If your dog is also food guarding with people, try this (http://deesdogs.com/documents/resourceguardingandfoodgame.pdf).


My dogs are indeed crate trained but I wouldnt feed them in the crates. I will however feed them seperately for the safety of our pup!! :xfngr:

Louise1823
30th September 2008, 12:18 PM
Millie loves to guard her food too and used to cause mayhem at dinner time with the other two. She wanted all 3 bowls of food for herself!!

So, easy solution - I moved them into different rooms to feed. Millie in one place and Rex and Chloe (who are fine together) in another. They are all much happier and less stressed when eating now..

Mom of Jato
30th September 2008, 03:58 PM
Our new puppy eats 3 x a day, while our older one eats only 2 x a day. While the little one has her extra meal (lunch) I put Jato in his crate with a filled Kong so he leaves her alone to eat. Works out great for both. :xfngr: you can work something out soon.

brotymo
30th September 2008, 08:13 PM
Everyone eats seperated here at my house. Kaya would hog everyones food, fighting for it, and Lad, who is always very sweet and placid will shred any other dog who innocently wanders in range while he is eating. Very dangerous for a small dog...or any dog.

Karlin
30th September 2008, 08:36 PM
My dogs are indeed crate trained but I wouldnt feed them in the crates.

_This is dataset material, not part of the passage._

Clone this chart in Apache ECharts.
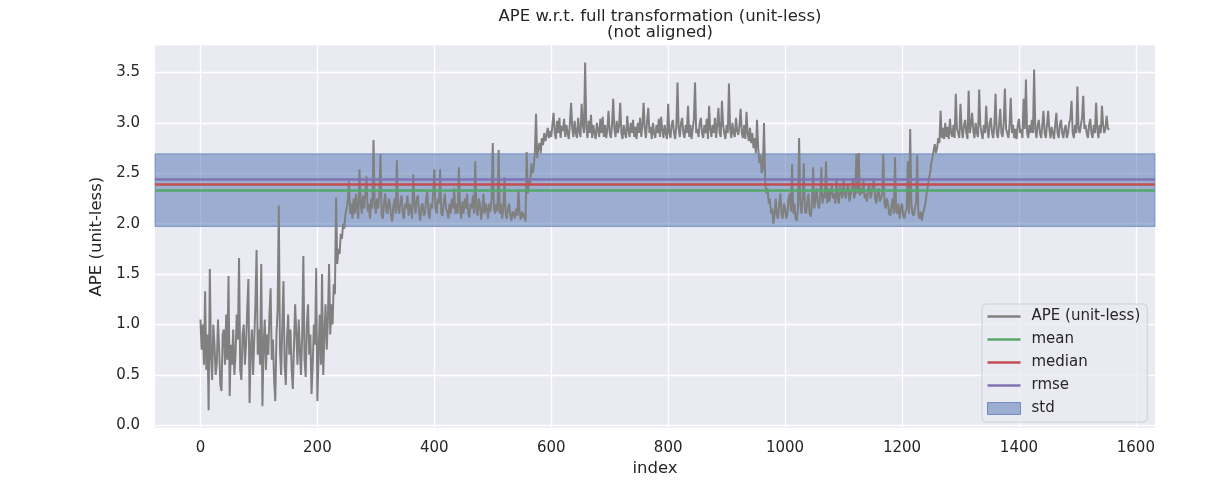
<!DOCTYPE html>
<html>
<head>
<meta charset="utf-8">
<title>APE w.r.t. full transformation</title>
<script src="https://cdn.jsdelivr.net/npm/echarts@6/dist/echarts.min.js"></script>
<style>
  html, body { margin: 0; padding: 0; background: #ffffff; }
  #container { width: 1213px; height: 483px; }
</style>
</head>
<body>
<div id="container"></div>
<script type="text/javascript">
    // APE per pose, every 2nd index (0 .. 1554)
    var sampleStep = 2;
    var apeValues = [
        1.05, 0.75, 1.0, 0.6, 1.33, 0.55, 0.9, 0.15, 1.55, 0.7, 0.45, 1.0, 0.8, 0.5, 0.62, 1.05, 0.75, 0.4, 0.34, 0.9, 0.95, 0.6, 1.1, 0.65, 1.48,
        0.29, 0.8, 0.6, 0.95, 0.5, 0.7, 1.1, 0.85, 1.66, 0.55, 0.45, 0.9, 1.0, 0.6, 0.8, 1.15, 1.45, 0.22, 0.75, 0.95, 0.5, 0.85, 1.2, 1.74, 0.7,
        0.95, 0.6, 1.6, 0.19, 0.8, 1.05, 0.55, 0.9, 0.7, 1.1, 1.36, 0.65, 0.85, 0.45, 0.24, 0.9, 1.15, 2.18, 0.75, 0.5, 1.0, 1.43, 0.6, 0.4, 0.85,
        1.1, 0.7, 0.95, 0.55, 0.36, 0.8, 1.2, 0.9, 0.6, 1.05, 0.75, 0.5, 0.9, 1.68, 0.65, 0.48, 1.0, 1.2, 0.7, 0.9, 0.31, 0.6, 1.0, 0.8, 1.56,
        0.24, 0.7, 1.1, 0.6, 1.5, 0.5, 0.9, 1.2, 0.75, 1.05, 1.6, 0.9, 1.2, 1.0, 1.4, 1.3, 2.26, 1.6, 1.75, 1.7, 1.9, 1.85, 2.0, 1.95, 2.1,
        2.15, 2.23, 2.42, 2.1, 2.2, 2.05, 2.25, 2.1, 2.3, 2.15, 2.05, 2.54, 2.2, 2.1, 2.28, 2.15, 2.3, 2.47, 2.12, 2.2, 2.05, 2.25, 2.15, 2.83, 2.2,
        2.1, 2.25, 2.15, 2.3, 2.69, 2.08, 2.05, 2.2, 2.3, 2.12, 2.1, 2.25, 2.2, 2.08, 2.02, 2.18, 2.25, 2.1, 2.63, 2.15, 2.1, 2.22, 2.28, 2.1, 2.05,
        2.2, 2.15, 2.28, 2.08, 2.2, 2.15, 2.05, 2.49, 2.2, 2.1, 2.25, 2.28, 2.1, 2.03, 2.18, 2.2, 2.08, 2.1, 2.25, 2.32, 2.1, 2.05, 2.2, 2.15, 2.3,
        2.54, 2.15, 2.1, 2.25, 2.2, 2.54, 2.1, 2.08, 2.2, 2.3, 2.15, 2.12, 2.05, 2.2, 2.1, 2.25, 2.15, 2.35, 2.1, 2.2, 2.1, 2.56, 2.15, 2.05, 2.22,
        2.1, 2.25, 2.15, 2.3, 2.1, 2.06, 2.2, 2.15, 2.28, 2.1, 2.62, 2.15, 2.08, 2.25, 2.2, 2.04, 2.12, 2.3, 2.1, 2.2, 2.15, 2.05, 2.2, 2.12, 2.25,
        2.8, 2.15, 2.1, 2.2, 2.12, 2.73, 2.1, 2.2, 2.05, 2.15, 2.46, 2.1, 2.05, 2.15, 2.2, 2.08, 2.03, 2.12, 2.1, 2.05, 2.15, 2.08, 2.34, 2.1, 2.04,
        2.12, 2.06, 2.1, 2.02, 2.71, 2.3, 2.45, 2.38, 2.6, 2.5, 2.55, 2.7, 3.09, 2.65, 2.75, 2.8, 2.7, 2.85, 2.78, 2.9, 2.82, 2.88, 2.95, 2.85, 2.92,
        2.86, 2.98, 3.1, 2.9, 2.84, 3.02, 2.9, 3.05, 2.85, 2.97, 2.92, 3.04, 2.86, 2.98, 2.9, 2.84, 3.0, 3.2, 2.94, 2.86, 3.02, 2.9, 2.85, 3.05, 2.92,
        2.86, 3.19, 2.98, 2.9, 3.6, 2.95, 2.85, 3.02, 2.9, 3.08, 2.85, 2.98, 2.9, 2.84, 3.0, 2.93, 2.86, 3.04, 2.9, 3.06, 2.86, 2.98, 2.85, 2.94, 3.12,
        2.9, 2.85, 2.98, 3.24, 2.94, 2.86, 3.02, 2.9, 2.97, 3.2, 2.9, 2.84, 2.98, 2.9, 2.85, 3.07, 2.93, 2.86, 3.0, 2.9, 3.03, 2.86, 2.96, 2.84, 3.0,
        2.9, 3.05, 2.86, 2.98, 3.2, 2.94, 2.85, 3.02, 3.15, 2.9, 2.96, 2.84, 3.0, 2.9, 2.85, 2.98, 2.9, 3.04, 2.86, 3.06, 2.93, 2.85, 2.98, 2.9, 2.84,
        3.19, 2.9, 2.85, 2.98, 3.03, 2.9, 2.84, 2.97, 3.4, 2.94, 2.86, 3.0, 3.05, 2.9, 2.85, 2.98, 2.9, 3.17, 2.86, 2.98, 2.84, 2.94, 3.03, 3.4, 2.9,
        2.94, 2.86, 3.0, 3.05, 2.9, 2.85, 2.98, 2.9, 3.04, 2.84, 3.17, 2.94, 2.86, 2.98, 2.9, 3.05, 2.85, 2.98, 3.15, 2.9, 2.86, 3.22, 2.98, 2.9, 2.84,
        2.98, 2.9, 3.39, 2.94, 2.85, 3.0, 2.9, 2.86, 3.05, 2.92, 2.88, 2.98, 3.14, 2.9, 2.85, 2.98, 2.84, 3.11, 2.9, 2.82, 2.95, 2.8, 2.9, 2.75, 2.85,
        2.7, 3.03, 2.75, 2.6, 2.68, 2.5, 2.55, 3.0, 2.4, 2.3, 2.35, 2.2, 2.25, 2.1, 2.15, 2.0, 2.1, 2.25, 2.08, 2.05, 2.2, 2.3, 2.1, 2.05, 2.2,
        2.15, 2.05, 2.1, 2.25, 2.3, 2.12, 2.59, 2.1, 2.2, 2.05, 2.03, 2.15, 2.85, 2.2, 2.1, 2.25, 2.6, 2.12, 2.1, 2.22, 2.3, 2.1, 2.07, 2.2, 2.56,
        2.15, 2.25, 2.35, 2.2, 2.15, 2.28, 2.56, 2.2, 2.3, 2.25, 2.62, 2.2, 2.35, 2.22, 2.3, 2.4, 2.25, 2.3, 2.2, 2.45, 2.25, 2.2, 2.38, 2.3, 2.25,
        2.45, 2.3, 2.25, 2.35, 2.4, 2.22, 2.28, 2.35, 2.45, 2.25, 2.3, 2.69, 2.3, 2.7, 2.28, 2.35, 2.3, 2.45, 2.25, 2.3, 2.22, 2.35, 2.4, 2.25, 2.3,
        2.38, 2.45, 2.25, 2.2, 2.3, 2.35, 2.22, 2.25, 2.3, 2.69, 2.2, 2.15, 2.25, 2.2, 2.1, 2.08, 2.18, 2.25, 2.1, 2.66, 2.12, 2.1, 2.2, 2.05, 2.15,
        2.2, 2.08, 2.05, 2.12, 2.15, 2.62, 2.1, 2.94, 2.2, 2.1, 2.08, 2.15, 2.2, 2.68, 2.1, 2.05, 2.12, 2.03, 2.1, 2.15, 2.2, 2.3, 2.36, 2.45, 2.5,
        2.6, 2.65, 2.72, 2.79, 2.7, 2.75, 2.85, 2.8, 3.12, 2.85, 2.95, 2.84, 3.0, 2.86, 2.96, 2.84, 3.04, 2.9, 2.86, 2.98, 2.85, 3.29, 2.94, 2.9, 2.85,
        3.19, 2.94, 2.85, 2.98, 3.03, 2.9, 2.84, 3.32, 2.9, 2.98, 3.1, 2.92, 2.85, 3.0, 2.9, 2.86, 3.33, 2.98, 2.9, 2.84, 2.98, 2.9, 3.17, 2.94, 2.85,
        3.0, 3.05, 2.9, 2.85, 2.98, 3.29, 2.9, 2.85, 2.98, 3.14, 2.9, 2.86, 3.0, 3.34, 2.94, 2.9, 2.85, 2.98, 3.25, 2.9, 2.98, 2.85, 2.94, 2.84, 2.98,
        3.04, 2.9, 2.94, 2.85, 3.24, 2.94, 3.43, 2.9, 2.85, 2.98, 2.9, 3.03, 2.9, 3.53, 2.94, 2.85, 2.98, 3.03, 2.9, 2.85, 2.98, 3.12, 2.9, 2.85, 2.98,
        3.12, 2.94, 2.85, 2.96, 2.9, 2.84, 2.98, 3.1, 2.9, 2.85, 2.98, 3.03, 2.9, 2.85, 2.94, 2.98, 2.85, 2.9, 3.0, 3.04, 3.22, 2.9, 2.85, 2.98, 2.9,
        3.36, 2.94, 2.9, 2.98, 3.05, 3.27, 2.94, 2.98, 2.9, 2.85, 2.98, 3.04, 2.9, 2.85, 2.98, 2.9, 3.2, 2.94, 2.85, 2.98, 2.9, 3.17, 2.98, 2.9, 2.94,
        3.07, 2.95, 2.93
    ];
    var meanVal = 2.333;
    var medianVal = 2.393;
    var rmseVal = 2.442;
    var stdVal = 0.36;
    var legendNames = ['APE (unit-less)', 'mean', 'median', 'rmse', 'std'];

    var apeData = apeValues.map(function (v, i) { return [i * sampleStep, v]; });

    var chartDom = document.getElementById('container');
    var myChart = echarts.init(chartDom, null, { renderer: 'canvas' });
    var option;

    var font = 'DejaVu Sans';
    var textColor = '#262626';
    const colors = ['#808080', '#55a868', '#c44e52', '#8172b2', 'rgba(76,114,176,0.5)'];
    // flat bar used as the legend handle of the line entries
    var lineIcon = 'path://M0,0L33,0L33,2.5L0,2.5Z';

    option = {
        animation: false,
        backgroundColor: '#ffffff',
        title: {
            text: 'APE w.r.t. full transformation (unit-less)\n(not aligned)',
            left: 655,
            top: 4,
            textAlign: 'center',
            textStyle: {
                fontFamily: font,
                fontSize: 16.5,
                fontWeight: 'normal',
                color: textColor,
                lineHeight: 16,
                align: 'center'
            }
        },
        grid: {
            left: 155,
            right: 58,
            top: 45.5,
            bottom: 55.3,
            outerBoundsMode: 'none',
            containLabel: false,
            show: true,
            backgroundColor: '#eaeaf2',
            borderWidth: 0
        },
        legend: {
            orient: 'vertical',
            left: 982,
            top: 304,
            padding: [5, 7, 6, 5],
            itemWidth: 33,
            itemHeight: 12,
            itemGap: 8,
            symbolKeepAspect: true,
            backgroundColor: 'rgba(234,234,242,0.8)',
            borderColor: '#cfcfd6',
            borderWidth: 1,
            borderRadius: 4,
            textStyle: {
                fontFamily: font,
                fontSize: 15,
                color: textColor,
                lineHeight: 15,
                padding: [0, 0, 0, 6]
            },
            data: [
                { name: legendNames[0], icon: lineIcon, itemStyle: { color: colors[0] } },
                { name: legendNames[1], icon: lineIcon, itemStyle: { color: colors[1] } },
                { name: legendNames[2], icon: lineIcon, itemStyle: { color: colors[2] } },
                { name: legendNames[3], icon: lineIcon, itemStyle: { color: colors[3] } },
                { name: legendNames[4], icon: 'rect', itemStyle: { color: colors[4], borderColor: 'rgba(76,114,176,0.7)', borderWidth: 1 } }
            ]
        },
        xAxis: {
            type: 'value',
            min: -77.75,
            max: 1632.75,
            splitNumber: 8,
            name: 'index',
            nameLocation: 'middle',
            nameGap: 33,
            nameTextStyle: { fontFamily: font, fontSize: 16.5, color: textColor },
            axisLine: { show: false },
            axisTick: { show: false },
            axisLabel: {
                fontFamily: font,
                fontSize: 15,
                color: textColor,
                margin: 13,
                showMinLabel: false,
                showMaxLabel: false,
                formatter: function (v) { return (v % 200 === 0) ? String(v) : ''; }
            },
            splitLine: {
                show: true,
                showMinLine: false,
                showMaxLine: false,
                lineStyle: { color: '#ffffff', width: 1.3 }
            }
        },
        yAxis: {
            type: 'value',
            min: -0.024,
            max: 3.768,
            splitNumber: 8,
            name: 'APE (unit-less)',
            nameLocation: 'middle',
            nameGap: 45,
            nameRotate: 90,
            nameTextStyle: { fontFamily: font, fontSize: 16.5, color: textColor },
            axisLine: { show: false },
            axisTick: { show: false },
            axisLabel: {
                fontFamily: font,
                fontSize: 15,
                color: textColor,
                margin: 15,
                showMinLabel: false,
                showMaxLabel: false,
                formatter: function (v) {
                    return Math.abs(v * 2 - Math.round(v * 2)) < 1e-6 ? v.toFixed(1) : '';
                }
            },
            splitLine: {
                show: true,
                showMinLine: false,
                showMaxLine: false,
                lineStyle: { color: '#ffffff', width: 1.3 }
            }
        },
        series: [
            {
                name: legendNames[4],
                type: 'line',
                data: [],
                z: 1,
                color: colors[4],
                silent: true,
                markArea: {
                    silent: true,
                    itemStyle: {
                        color: colors[4],
                        borderColor: 'rgba(76,114,176,0.6)',
                        borderWidth: 1
                    },
                    data: [[{ yAxis: meanVal - stdVal }, { yAxis: meanVal + stdVal }]]
                }
            },
            {
                name: legendNames[0],
                type: 'line',
                data: apeData,
                z: 2,
                color: colors[0],
                symbol: 'none',
                silent: true,
                lineStyle: { color: colors[0], width: 2 }
            },
            {
                name: legendNames[1],
                type: 'line',
                data: [],
                z: 3,
                color: colors[1],
                symbol: 'none',
                markLine: {
                    silent: true,
                    symbol: 'none',
                    label: { show: false },
                    lineStyle: { color: colors[1], width: 2.5, type: 'solid' },
                    data: [{ yAxis: meanVal }]
                }
            },
            {
                name: legendNames[2],
                type: 'line',
                data: [],
                z: 3,
                color: colors[2],
                symbol: 'none',
                markLine: {
                    silent: true,
                    symbol: 'none',
                    label: { show: false },
                    lineStyle: { color: colors[2], width: 2.5, type: 'solid' },
                    data: [{ yAxis: medianVal }]
                }
            },
            {
                name: legendNames[3],
                type: 'line',
                data: [],
                z: 3,
                color: colors[3],
                symbol: 'none',
                markLine: {
                    silent: true,
                    symbol: 'none',
                    label: { show: false },
                    lineStyle: { color: colors[3], width: 2.5, type: 'solid' },
                    data: [{ yAxis: rmseVal }]
                }
            }
        ]
    };

    option && myChart.setOption(option);
</script>
</body>
</html>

Why not? This is usually one of the basic steps involved in crate training itself -- because it gives dogs an excellent initial association with the crate if they are fed there. Most crate training guides recommend starting a puppy or adult dog's introduction to crates by feeding them inside with the door closed.

For example:
http://deesdogs.com/documents/cratetrianing.pdf
http://diamondsintheruff.com/crate.html

You certainly can separate them in different rooms or with a barrier as I noted -- doesn't need to be crates -- but crates are very easy to use and it helps reinforce a good association with the crate.

pippa
30th September 2008, 09:14 PM
I separate my three with a pen as my darling tiny Pippin who is so sweet..tries to stalk Gus when he is finished eating and would tear into him in a heartbeat just to lick the bowl, thats after he turns into devil dog!!!

Brian M
30th September 2008, 09:23 PM
Hi

My girls think of their crate ,they each have one side by side with Rosie in the middle ,as their home their refuge and of course their own individual bedroom. When they are fed in their crates i remove their nightime feather pillows and put inside a plastic place mat to be fed on and when they have finished remove it and put all their bedding back.I personally think they have been a super idea and we also have a large double and a single for the car and of course three more fabric crates for holidays all together thats eight singles and one double.Oh during the day Amie one of our cats shares Poppys crate.

Cathy T
30th September 2008, 10:55 PM
Mine eat in their crates. They are sweet as can be....but food in front of them and they turn into little monsters. In their crates they can take their time eating without worrying about someone else getting their food.

milftastic
3rd October 2008, 01:12 PM
Why not? This is usually one of the basic steps involved in crate training itself -- because it gives dogs an excellent initial association with the crate if they are fed there. Most crate training guides recommend starting a puppy or adult dog's introduction to crates by feeding them inside with the door closed.

For example:
http://deesdogs.com/documents/cratetrianing.pdf
http://diamondsintheruff.com/crate.html

You certainly can separate them in different rooms or with a barrier as I noted -- doesn't need to be crates -- but crates are very easy to use and it helps reinforce a good association with the crate.
I suppose I never fed them in the crate as they have loved their crates from day 1. Their own personal bedroom!:p

I do supervise their meal times and actually Chili has really relaxed. I must say shes great with Oscar the puppy but I wouldnt trust her when theres food involved at all. She has put manners on him, he really repects her now. I just love looking out into the garden and seeing them all snuggled up together. They have formed such a close bond in the space of a few weeks.